Two men dashed out of the house, and ran towards them.

The Russian turned to her as the boat drifted towards the jetty. ‘I must be sure. Is there one person who really cares about you?'

Nadia had had more than she could take. She wanted it over. ‘Go fuck yourself. I'm not playing games. I don't even know who you are, except you're dying.'

He held up a hand. ‘My name is Lazarus. Quickly, who is the one person you really care about?' He reached forward and held her hand inside one of his giant paws. How could someone so big be so gentle? There was a terrible earnestness in those eyes. And then she understood.
He knew
. She didn't know how, but he knew.

‘Katya,' she whispered. ‘My sister.'

He nodded, slowly. ‘I wasn't sure until I hauled you into the boat. Life has its own poetry.' He smiled, for the first time not a horror story character.
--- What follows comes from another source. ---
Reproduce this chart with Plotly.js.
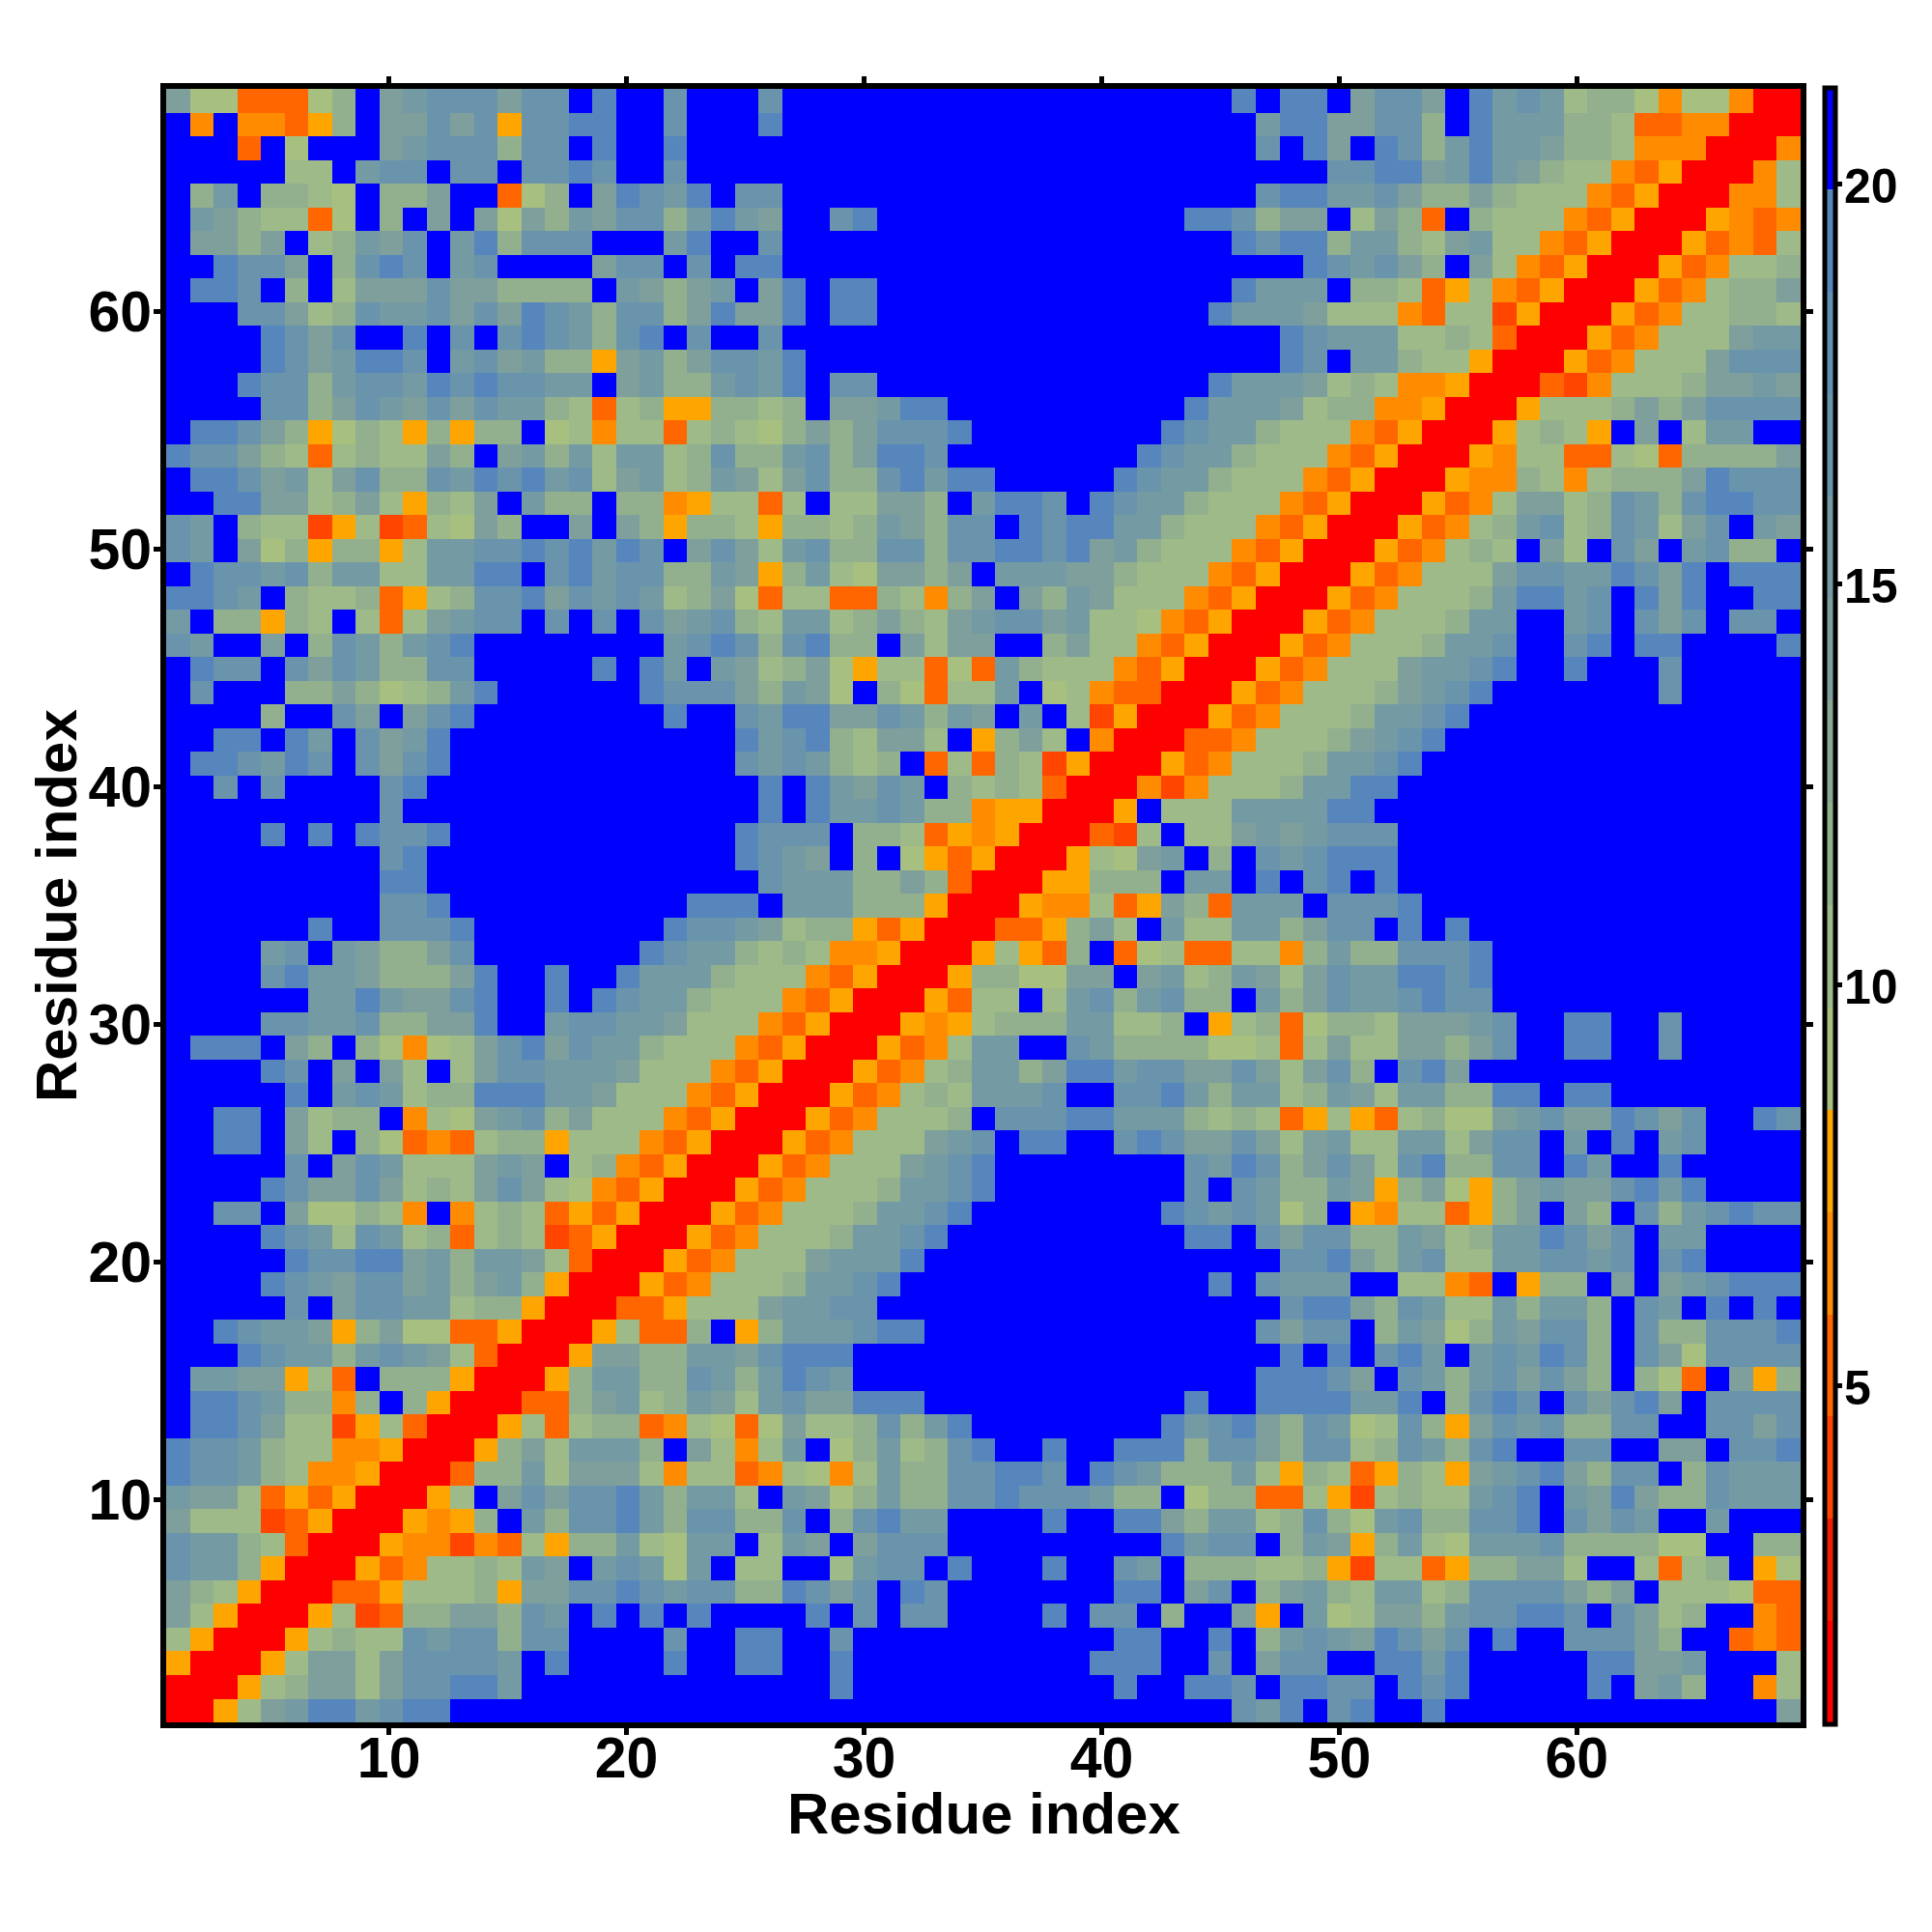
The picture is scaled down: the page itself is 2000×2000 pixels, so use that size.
<!DOCTYPE html>
<html>
<head>
<meta charset="utf-8">
<script src="https://cdn.plot.ly/plotly-3.0.1.min.js"></script>
<style>html,body{margin:0;padding:0;background:#fff}#chart{width:2000px;height:2000px}</style>
</head>
<body>
<div id="chart"></div>
<script>
// Distance classes, top row (residue 69) first; one letter per cell.
const rowsFromTop = [
"daaDDDacBdefffdffBgBBfBB|BfBBBBBBBBBBBBBBBBBBBg|BggBdffdBgefebccaOaaORR",
"BOBOODYcBddfdfYffggBBfBB|BgBBBBBBBBBBBBBBBBBBBB|eggddffcBgeeeccbDDOORRR",
"BBBDBaBBBdefffcffBgBBgBB|BBBBBBBBBBBBBBBBBBBBBB|fBgdBgfcegeedccbOOORRRO",
"BBBBBbbBeffBffBffgfBBfBB|BBBBBBBBBBBBBBBBBBBBBB|BBBffggdegedcbbODYRRROb",
"BceBccbaBccdBBDacBdgfegB|ffBBBBBBBBBBBBBBBBBBBB|fggeefdccdcbbbODYRRROOb",
"BedcbbDaBcBdBdadcedffceg|edBBfgBBBBBBBBBBBBBggf|cddBbdcDBcbbbODYRRRYODO",
"BddcdBbcedfBegcfffBBBegB|BfBBBBBBBBBBBBBBBBBBBg|fggceecbdebbODYRRRYDODb",
"BBgffdBcfgfBefBBBBdffBfB|ggBBBBBBBBBBBBBBBBBBBB|BBgfefdcBdbODYRRRYDObbc",
"BggfBcBbdddfddccccBedcde|BdgBggBBBBBBBBBBBBBBBg|eeeBccbDYbODYRRRYDObccd",
"BBBffdbcfeefdfdgfecffcdg|ddgBggBBBBBBBBBBBBBBge|eedbbbODbbXYRRRYDObbccb",
"BBBBgfdfBBgBfBfgfecfgBfB|BfBBBBBBBBBBBBBBBBBBBB|BgfeeebbcbDRRRYDObbbdee",
"BBBBgfdeggfBefdeccYdecdf|fegBBBBBBBBBBBBBBBBBBB|BgfBeecbbYRRRYDObbbdfff",
"BBBgffceffegfgffeeBdecce|fegBffBBBBBBBBBBBBBBge|eedbcbOOYRRRDXObbbcdded",
"BBBBffcdfedfdfeecbDbcYYc|cbcBddeggBBBBBBBBBBgee|edbccOOYRRRYbbbcdcdffff",
"BggfdcYacbYcYccBabObbDbc|bacdcdfffgBBBBBBBBgfee|cbbbODYRRRYbcbYBdBbeeBB",
"gffdcbDbcbbdcBdecebeebcf|ccefcdggfBBBBBBBBgfeec|bbbODYRRRYObbDDbaDccccd",
"Bggfdebdfccfegfgefbdebce|dbdfccfgeggBBBBBgfeecb|bbODYRRRYOOcbObcccdgfff",
"BBggddbcdbYcbdBeccBccOYb|bDbBbbddcBeggfBgfeecbb|bODYRRRYDObddbcfecfggff",
"feBcbbXYbXDbadcBBdBdcYcc|bYccbcedcffBgfggeecbbb|ODYRRRYDObcefbcfebdfBed",
"feBdacYccYbeeffgfgegfBdf|dbefccffcffggfgdecbbbO|DYRRRYDObcbBdbBfdBefccB",
"BgffefceebbeeggBfgeffcce|dYcebaddcdBeeeddcbbbOD|YRRRYDObbbdffeegfdgBggg",
"ggfeBcbbcDYbcffgdfefebcd|aDbbDDcbOcdBdcedbbbODY|RRRYDObbbceggefBgdgBBgg",
"eBccYcbBbDbdeffBfBfBfdef|cbeebcdcbdeffdebbaODYR|RRYDObbbceeBBefBfdfBffB",
"feBBdBcfecefgBBBBBBBBefg|fcfgccBdbddBBcdbbODYRR|RYDObbbceefBBfgBggBBBBg",
"BgffBfdfeccffBBBBBgBgeBe|dbcdaYbbDaDecbbbODYRRR|YDObbbdeefgBBgBBBfBBBBB",
"BfBBBccdcabcegBBBBBBgfff|dcedaBcaDbbeBabODDRRRY|DObbbcdefgBBBBBBBfBBBBB",
"BBBBcBBfdBdfgBBBBBBBBgBB|feggddfecedBeBbXYRRRYD|ObbbceefgBBBBBBBBBBBBBB",
"BBggBgeBfdegBBBBBBBBBBBB|gefgcbddbBYcdbBORRRDDO|bbbcdefgBBBBBBBBBBBBBBB",
"BggfegfBfdfgBBBBBBBBBBBB|fefecbcBDbDcbXYRRRYDOb|bbceefgBBBBBBBBBBBBBBBB",
"BBfBfBBBBfgBBBBBBBBBBBBB|BgBgedfeBcbcbDRRROXObb|bceeggBBBBBBBBBBBBBBBBB",
"BBBBBBBBBfBBBBBBBBBBBBBB|BgBgeefeccOYYRRRYBbbbe|eeeggBBBBBBBBBBBBBBBBBB",
"BBBBgBgBgffgBBBBBBBBBBBB|gfffBccbDYOYRRRDXbBbbd|edefffBBBBBBBBBBBBBBBBB",
"BBBBBBBBBfgBBBBBBBBBBBBB|gfedBcBaYDYRRRYbadeBcB|fefgggBBBBBBBBBBBBBBBBB",
"BBBBBBBBBggBBBBBBBBBBBBB|BfeeeccdcDRRRYYcccBeeB|gBfgBgBBBBBBBBBBBBBBBBB",
"BBBBBBBBBffgBBBBBBBBBBgg|gBeeecccYRRRYOObDYdcDe|eeBfffgBBBBBBBBBBBBBBBB",
"BBBBBBgBBfffgBBBBBBBBgff|edbccYDYRRRDDYcdbBebbe|ecdffBgBgBBBBBBBBBBBBBB",
"BBBBefBedccdfBBBBBBBgfee|cbcbOOYRRRYbYDcBDabDDb|bOceccfffgBBBBBBBBBBBBB",
"BBBBfgeedcccdgBBgBBgeeec|bbbODYRRRYccaaddBdebce|dbdfeeggfgBBBBBBBBBBBBB",
"BBBBBBeegeddfgBBgBgfeecb|bbODYRRRYDbbBbefcefccB|ecdfeefgffBBBBBBBBBBBBB",
"BBBBffeefccddgBBeffeedbb|bODYRRRYOYbccceebbcBYb|cDaccbdddefBBggBBfBBBBB",
"BgggBdcBcaOabdfgdfeecbbb|ODYRRRYDObeeBBfeccccaa|bDbdbbddcdfBBggBBfBBBBB",
"BBBBgfBdBdbBbdffeeedbbbO|DYRRRYDObceecdggeffddf|dbdfcBfgdBBBBBBBBBBBBBB",
"BBBBBgBefebccgggeedbbbOD|YRRRYDObcbeeefBBffgece|ebcedbeeccggBggBBBBBBBB",
"BBggBdbccBObadefcdbbbODY|RRRYDObbbcBfffggeeecbc|bDYbYDbcaadefddgfdfBBgf",
"BBggBdbBcaDODbccYbbbODYR|RRYDObbbdefBggBBfgfddf|dbdebbeebdffBeBgBefBBBB",
"BBBBBfBdfebbbdedBbcODYRR|RYDObbbdefgBBBBBBBBfeg|fcdfdbfgccffBgeBBgBBBBB",
"BBBBgfddfdbcbdfdbaODYRRR|YDObbbceefgBBBBBBBBfBf|eccedYcdaYcdeddfgegBBBB",
"BBffBdaacbOBObcbDYDYRRRY|DObbbceefgBBBBBBBBgfef|eacBYObbDYcdBdcBfcefgff",
"BBBBgfebfebcDbcbXDYRRRYD|ObbbceefgBBBBBBBBBBggB|fdffccedbceegfdfBeeBBBB",
"BBBBBgffggdeceedbDRRRYDO|bbbdeeegBBBBBBBBBBBBBB|BffgdcefbbeeffefBfgBBBB",
"BBBBgfedffdecdecYRRRYDOb|bbceefgBBBBBBBBBBBBBgB|feeeBBbbODBYccBdBdefggg",
"BBBBBfBdffeebccYRRRDDYbb|bdeeffBBBBBBBBBBBBBBBB|BfggdcfebbeceecBfeBgBgB",
"BBgfeedYcdaaDDYRRRYbDDcB|YceeefggBBBBBBBBBBBBBB|fdffBcedacedffcBfccfffg",
"BBBgfeecefedbDRRRYddccee|dfgggBBBBBBBBBBBBBBBBB|BgBgBfgeBefegfcBfdaffff",
"BeeddYbDBcccYRRRYceeccfe|cegfeBBBBBBBBBBBBBBBBB|gggfdBfecefdfdcBcaDBdYc",
"BggfeccOcBcYRRRDDcdebced|befddgggBBBBBBBBBBBgBB|ggggeegBcfgfBfdfgdBffff",
"BggfdbbXYbDRRRYbDbccDOba|DadbbcfcegBBBBBBBBgefg|dcfeabfcYdfefccffBBffdf",
"gffecbbOOYRRRYcdbeeecBdb|ObeBacebcfgBBgBBgggcff|dcffbcfecfgBBffBBddBffg",
"gffecbOOYRRRDccebdddbObb|DObaObeccffggfBgfeccce|bYcbDYcbYdefgdcffBcfeee",
"eddbDYDYRRRYbBdfdffgecee|bBedaceccffgfffeccBacc|DDbYXbcbbefgBedgdccfeee",
"dbbbXDYRRRYOYcBecffgecff|ccfBcfgeeBBBBgBBggdcee|bcfcaefccffgBfdfeBBeBBB",
"feecbDRRRYOOXODbYccebaee|BbedBdfffBBBBBBBBBgeff|BcedYcebaeeefccccaaBBcc",
"feecYRRRYDObbcbedBefeaeB|bbBBbeffBgBBBgBBfeBccc|bbcYXbbDYccddbBBbDbcBYa",
"dcbYRRRDDYbbbcYddffgfeff|ccgfdfBgfBBBBBBBggBdfB|cdecbeebcffffdcdBbbbaDD",
"dbYRRRYbXDccddcfeBgBgBgB|BBBgBfBffBBBBgBffBcBBd|YBeabddceffggfBfdbcBBOD",
"bYRRRYbcbbfeffcffBBBBfBB|ggBBfBBBBBBBBBBBggBBgB|cefedgfdfBgBBfffdcBBDOD",
"YRRRYbddbdffffeBgBBBBgBB|ggBBgBBBBBBBBBBgggBBfB|dffBBggegBBBBBggddeBBBb",
"RRRYbcddbdffggeBBBBBBBBB|BBBBgBBBBBBBBBBBgBBggf|BggffBgfgBBBBBgBdecBBOb",
"RRYbdeggefggBBBBBBBBBBBB|BBBBBBBBBBBBBBBBBBBBBf|egBfgBBgBBBBBBBBBBBBBBd"
];
const classValues = {R:1.4, X:3.98, D:5.26, O:6.54, Y:7.8, a:9.1, b:10.35, c:11.6, d:14.2, e:15.45, f:16.75, g:19.25, B:20.5};
const levelColors = ["#FF0000","#F01E00","#FF4500","#FF6600","#FF8C00","#FFA500","#A8C07F","#9EBA88","#92B08E","#88A894","#7E9F9C","#749AA4","#6A94AC","#6190B3","#5686BC","#0000FF"];
const zMin = 0.78, zMax = 21.2;
const tickValues = [10,20,30,40,50,60];
const barTickValues = [5,10,15,20];
const axisTitle = "Residue index";

const segLens = [24,22,23];
rowsFromTop.forEach((r,i)=>{ r.split("|").forEach((s,j)=>{ if(s.length!==segLens[j]) throw new Error("row t="+(i+1)+" seg "+j+" len "+s.length); }); });
if(rowsFromTop.length!==69) throw new Error("rows "+rowsFromTop.length);

const z = rowsFromTop.slice().reverse().map(r=>r.replace(/\|/g,"").split("").map(c=>classValues[c]));
const colorscale = [];
levelColors.forEach((c,i)=>{ colorscale.push([i/levelColors.length,c]); colorscale.push([(i+1)/levelColors.length,c]); });

const fam = '"Liberation Sans", Arial, sans-serif';
const tickFont = {family:fam,size:59,color:"#000",weight:700};
const titleFont = {family:fam,size:60,color:"#000",weight:700};
const W=2000,H=2000,L=171.5,R=1864,T=91.5,B=1783.5;
const axisBase = {
  tickmode:"array", tickvals:tickValues, ticks:"outside", ticklen:7, tickwidth:5, tickcolor:"#000",
  showline:true, linecolor:"#000", linewidth:6, mirror:"ticks", showgrid:false, zeroline:false, tickfont:tickFont, automargin:false
};
const px = x => (x-L)/(R-L), py = y => (B-y)/(B-T);
Plotly.newPlot("chart",[{
  type:"heatmap", z:z, x0:1.1186, dx:0.9971, y0:1.118, dy:0.99652, zmin:zMin, zmax:zMax, colorscale:colorscale, zsmooth:false, hoverinfo:"skip",
  colorbar:{
    x:px(1889.5), xanchor:"left", xref:"paper", y:0.5, yanchor:"middle", len:1.002, lenmode:"fraction", xpad:0, ypad:0,
    thickness:11, thicknessmode:"pixels", outlinewidth:5, outlinecolor:"#000", borderwidth:0,
    tickmode:"array", tickvals:barTickValues, ticks:"outside", ticklen:5, tickwidth:5, tickcolor:"#000",
    tickfont:{family:fam,size:50,color:"#000",weight:700}
  }
}],{
  width:W,height:H,autosize:false,paper_bgcolor:"#fff",plot_bgcolor:"#fff",showlegend:false,
  margin:{l:L,r:W-R,t:T,b:H-B,pad:0},
  xaxis:Object.assign({},axisBase,{range:[0.62,69.42],ticklabelstandoff:-27}),
  yaxis:Object.assign({},axisBase,{range:[0.62,69.38],ticklabelstandoff:-10}),
  annotations:[
    {text:axisTitle,font:titleFont,xref:"paper",yref:"paper",x:px(1018),y:py(1878),xanchor:"center",yanchor:"middle",showarrow:false},
    {text:axisTitle,font:titleFont,xref:"paper",yref:"paper",x:px(58),y:py(937.5),xanchor:"center",yanchor:"middle",showarrow:false,textangle:-90}
  ]
},{displayModeBar:false,staticPlot:true}).then(gd=>{
  gd.querySelectorAll(".colorbar .cbaxis text, .colorbar .ytick text, .colorbar text").forEach(t=>{
    const x=parseFloat(t.getAttribute("x")||0), y=parseFloat(t.getAttribute("y")||0);
    t.setAttribute("x",x-8); t.setAttribute("y",y+2);
  });
});
</script>
</body>
</html>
‘Lazarus… Is she..? Is Katya…?'

The boat bumped into the jetty. He threw a rope onto it, as the two men came thundering down the wooden planks. The larger one grabbed the line and secured it. She recognised him, though he'd lost some weight – the slicked black hair, the leer that twisted his mouth.

Slick aimed his Glock at Nadia. ‘Lazarus, you dumb fuck, you were supposed to kill her.'

Lazarus heaved himself up, and stepped onto the jetty, making the boat rock violently, forcing Nadia to grab both sides.

‘My price just went up,' Lazarus said. ‘I want her as well as the other one.'

Slick kept the barrel of his Glock trained on Nadia's face. ‘Why?'

Lazarus leaned closer to Slick. ‘Sisters,' he said. ‘I save both of them, they're in my debt forever.'

Slick's face hovered somewhere between sneer and smirk, then he lowered his weapon.

‘Come on then, bitch. Family reunion time.'

‘Wait…' She swallowed, tried to get the name out of her mouth. ‘Katya… Katya's here?'

But he didn't have to answer, because at that moment a brunette in a summer dress and heels stepped out of the boat onto the jetty.

Nadia knew it wasn't over. They weren't out of the fire yet, but she didn't care. She leapt onto the jetty and started running, barely able to see clearly as she sprinted towards her sister.

Chapter Twenty-Three

Nadia, out of her wetsuit and into dry clothes and a light jacket brought by her sister, glanced at the motley crew squeezed into the motor yacht's lower deck lounge. The interior smelled of polished wood and leather, and was relatively stable as long as Lazarus stayed put. He'd cleaned himself up, and seemed to be holding it together, though occasionally he'd close his eyes for a minute, a look of intense concentration on his face, and he'd used the bathroom twice since they'd set off.